Las Vegas 2018

Lightning Talk: Code + ML - Will Automation Take Our Jobs

Lightning Talk

DS

Dr. Stephen Magill

CEO, MuseDev

Transcript

00:00:02

So I'm Steven McGill. Um, I'm gonna be talking about the combination of code and machine learning. So a bit more technical, but I'm gonna keep it high level. I'm gonna go fast and stick to five minutes. So the question is how is this combination of code and ML gonna change development in the future and will robots be taking over our development jobs? So the background for this is a bunch of work that's happened over the last five or so years in the academic research community, looking at how you can take machine learning concepts and use those in a development or code analysis context that's led to a bunch of startups focused exclusively on how you can apply learning to code, um, as well as other companies like ours. Looking at ways to combine learning with other techniques to enable more robust, uh, useful code analysis.

00:00:47

So the question here is, are all these technologies and tools just gonna form this, this tidal wave of change that eliminates developers and you know, we have to all go find something else to do? Or are they gonna enable developers in a new way and allow, uh, developers to be more effective, more productive and have more fun? Look how much fun that guy's having, right? So the idea is if these tools can take care of the tedious aspects of development, then we get to focus on the fun stuff and that's great. Um, and so I think it's much more the latter than the former. And I'm gonna go into why in a little bit. But first I wanna show an example of just some of the things that are possible using machine learning with code. So I'm gonna use this example from natural language processing 'cause that's a great place to look for techniques because after all we write code in programming languages, right?

00:01:36

So a really cool result from natural language learning is you can do this thing where you take a neural network, you train it by you input words, English language, words on the left, and then you ask it to predict the context in which those words occurred.
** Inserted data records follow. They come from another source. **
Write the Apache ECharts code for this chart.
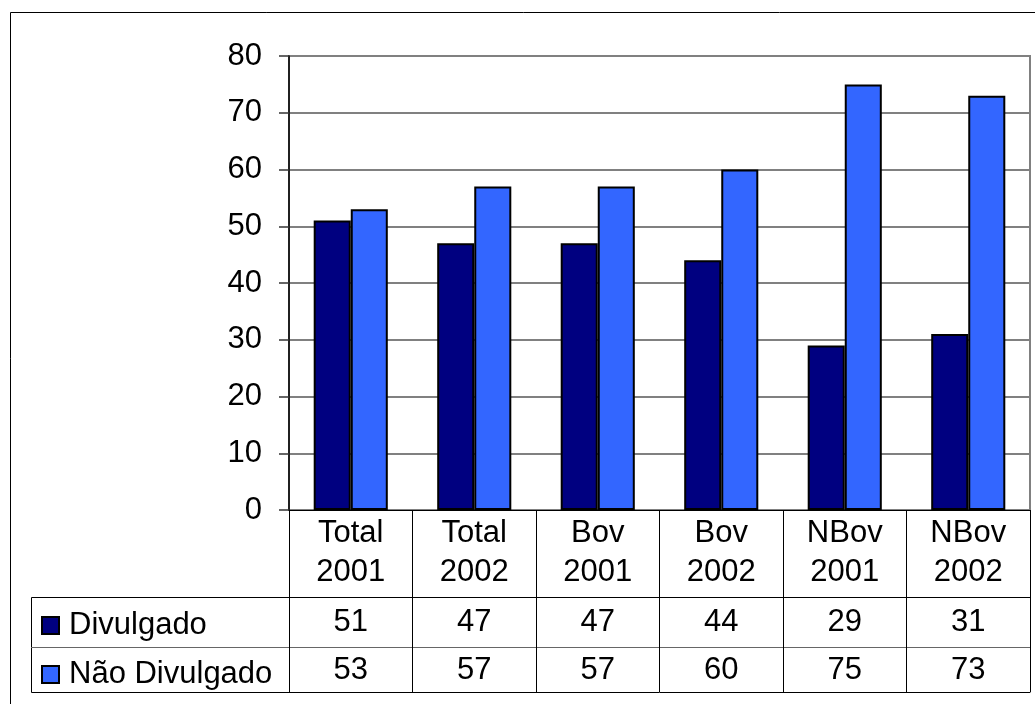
<!DOCTYPE html>
<html>
<head>
<meta charset="utf-8">
<script src="https://cdn.jsdelivr.net/npm/echarts@6/dist/echarts.min.js"></script>
<style>
  html, body { margin: 0; padding: 0; background: #fff; }
  #chart { width: 1035px; height: 704px; }
</style>
</head>
<body>
<div id="chart"></div>
<script>
// dados
var categorias = ['Total\n2001', 'Total\n2002', 'Bov\n2001', 'Bov\n2002', 'NBov\n2001', 'NBov\n2002'];
var divulgado = [51, 47, 47, 44, 29, 31];
var naoDivulgado = [53, 57, 57, 60, 75, 73];
var nomes = ['Divulgado', 'Não Divulgado'];
var yTicks = [0, 10, 20, 30, 40, 50, 60, 70, 80];

var fonte = '"Liberation Sans", Arial, sans-serif';
var tam = 31;
var gridLeft = 289, gridTop = 56, gridRight = 1030, gridBottom = 510;
var linha1 = 597, linha2 = 647, linha3 = 692, tabelaEsq = 31;

var chart = echarts.init(document.getElementById('chart'));

// eixo x extra usado como linha da tabela
function eixoTabela(offset, valores, margem, cor) {
  return {
    type: 'category',
    data: valores,
    position: 'bottom',
    offset: offset,
    axisLine: { show: true, lineStyle: { color: cor, width: 1 } },
    axisTick: { show: false },
    axisLabel: {
      show: !!valores,
      color: '#000',
      fontFamily: fonte,
      fontSize: tam,
      lineHeight: tam,
      margin: margem
    }
  };
}

chart.setOption({
  animation: false,
  backgroundColor: '#fff',
  textStyle: { fontFamily: fonte },
  grid: {
    left: gridLeft,
    top: gridTop,
    right: 1035 - gridRight,
    bottom: 704 - gridBottom,
    show: true,
    borderColor: '#808080',
    borderWidth: 2
  },
  legend: {
    orient: 'vertical',
    left: 36,
    top: 603,
    itemWidth: 17,
    itemHeight: 17,
    itemGap: 14,
    icon: 'rect',
    selectedMode: false,
    textStyle: { fontFamily: fonte, fontSize: tam, lineHeight: tam, color: '#000', padding: [4, 0, 0, 5] },
    data: nomes
  },
  xAxis: [
    {
      type: 'category',
      data: categorias,
      position: 'bottom',
      axisLine: { show: true, lineStyle: { color: '#000', width: 1 } },
      axisTick: { show: true, inside: false, length: linha3 - gridBottom, alignWithLabel: false, lineStyle: { color: '#000' } },
      axisLabel: { color: '#000', fontFamily: fonte, fontSize: tam, lineHeight: 39, margin: 4, interval: 0 }
    },
    eixoTabela(linha1 - gridBottom, divulgado.map(String), 10, '#000'),
    eixoTabela(linha2 - gridBottom, naoDivulgado.map(String), 8, '#666'),
    eixoTabela(linha3 - gridBottom, null, 0, '#000')
  ],
  yAxis: {
    type: 'value',
    min: yTicks[0],
    max: yTicks[yTicks.length - 1],
    interval: 10,
    axisLine: { show: true, lineStyle: { color: '#000', width: 1.5 } },
    axisTick: { show: true, inside: false, length: 10, lineStyle: { color: '#333', width: 1.5 } },
    axisLabel: { color: '#000', fontFamily: fonte, fontSize: tam, margin: 27 },
    splitLine: { show: true, lineStyle: { color: '#808080', width: 2 } }
  },
  series: [
    {
      name: nomes[0],
      type: 'bar',
      data: divulgado,
      barWidth: '30%',
      barGap: '0%',
      itemStyle: { color: '#000080', borderColor: '#000', borderWidth: 2 }
    },
    {
      name: nomes[1],
      type: 'bar',
      data: naoDivulgado,
      barWidth: '30%',
      barGap: '0%',
      itemStyle: { color: '#3366FF', borderColor: '#000', borderWidth: 2 }
    }
  ],
  graphic: [
    // moldura externa
    {
      type: 'rect',
      shape: { x: 10.5, y: 12.5, width: 1100, height: 800 },
      style: { fill: null, stroke: '#000', lineWidth: 1 },
      z: -1
    },
    // parte da legenda na tabela
    {
      type: 'rect',
      shape: { x: tabelaEsq + 0.5, y: linha1 + 0.5, width: gridLeft - tabelaEsq, height: linha3 - linha1 },
      style: { fill: null, stroke: '#000', lineWidth: 1 }
    },
    {
      type: 'line',
      shape: { x1: tabelaEsq, y1: linha2 + 0.5, x2: gridLeft, y2: linha2 + 0.5 },
      style: { stroke: '#666', lineWidth: 1 }
    }
  ]
});
</script>
</body>
</html>
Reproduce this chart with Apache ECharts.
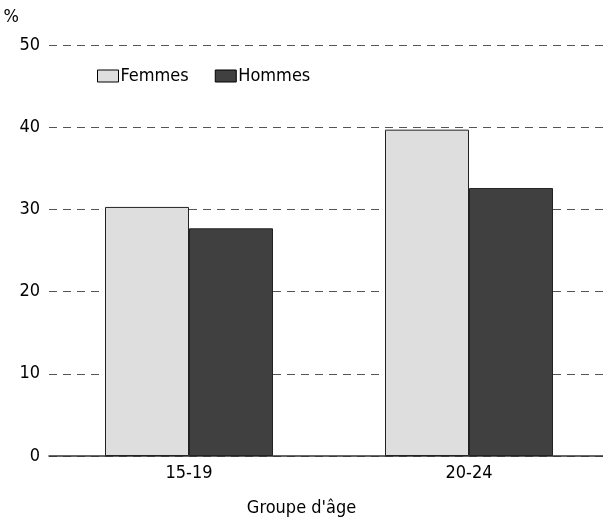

What other words were nearby them In this, you give it a huge corpus of just English language, text, articles, books, et cetera. And what happens is if you then look what's happening inside the network, it learns this cool representation of the meaning of these words. So it's just a bunch of numbers floating around in here. But if you look at those numbers and you plot them here, I've plotted them in two dimensions. Uh, the spatial relationships tell you really cool things. So this is a collection of country names and capital city names. And if you draw a line between here, uh, you can see that uh, the items below the line, uh, those countries are entirely in Europe.

00:02:28

Those above the lines are at least partly in Asia. So already there's some spatial clustering that tells you something about what those words represent in the countries that they represent. And then there's other cool effects that fall out of this. So you have this effect where distance captures similarity of concepts. So Russia is closer to China than to Italy, and that's true geographically. It's true geopolitically and it's true geometrically in this representation of the data that's learned by the network. Even cooler, you can use math to create analogies. So if you take Russia, you take the point representing Russia, you subtract Moscow, its capital, and you add Paris the capital of France, you get a point that is very close to where France is in this display. So you can use these vector operations to discover relationships in the data. So how does this apply to code?

00:03:18

Well, you can take these same techniques and apply them to code substitute English language, uh, words with method names, right? And you can use similar approaches to discover that the method count does something very similar to the method get count or that, uh, if you take equals and add two lower, then you get something that's like equals ignore case. Uh, and so this sort of technology has a lot of applications, uh, program de obfuscation adding code comments, code completion, code similarity. And then if you go through and you look at other machine learning techniques, a lot of them have very cool applications to code. So the typical classification task take an image and say, is this a cute cat or an ugly cat? And I know the second one's an ugly cat 'cause I asked Google for a picture of an ugly cat and it gave me that <laugh>.

00:04:03

So <laugh>. So that corresponds to like a code smell detection or a a vulnerability detection task. Automated translation, the kind that you would do to convert English phrases to German phrases corresponds to automated porting of languages among programming languages. And then there's this image completion task where you take, you take a picture and remove part of it. Maybe a telephone pole was in the way and you ask the neural network to fill in the details. Well that corresponds to a smarter more context to where code completion. And so you can get some really cool code completion tools out of this. And then that's just scratching the surface. There's a bunch of other tasks people have looked at focusing attention during code review, automatically generating glue code, checking API usage, predicting performance problems, and even taking actual English language descriptions. You know, search for this string in this buffer and generating code from those.

00:04:51

But what you'll find in common among all of those is they're foc the tools are focusing on the formulaic parts of development, these local sort of repetitive tasks. And that's actually great 'cause then developers get to focus on the fun, creative parts, the architecture, the business logic, the security story, and so forth. And so we can reach this point hopefully in the future, where we can develop enterprise grade scalable applications without a lot of the minor annoyances and, and roadblocks that go along with that. So these, a bunch of these techniques have open source implementations you can go play with. If you look up that last slide, there are pointers and, uh, if you're interested in this, come find me. I'd love to talk about it. Thank you.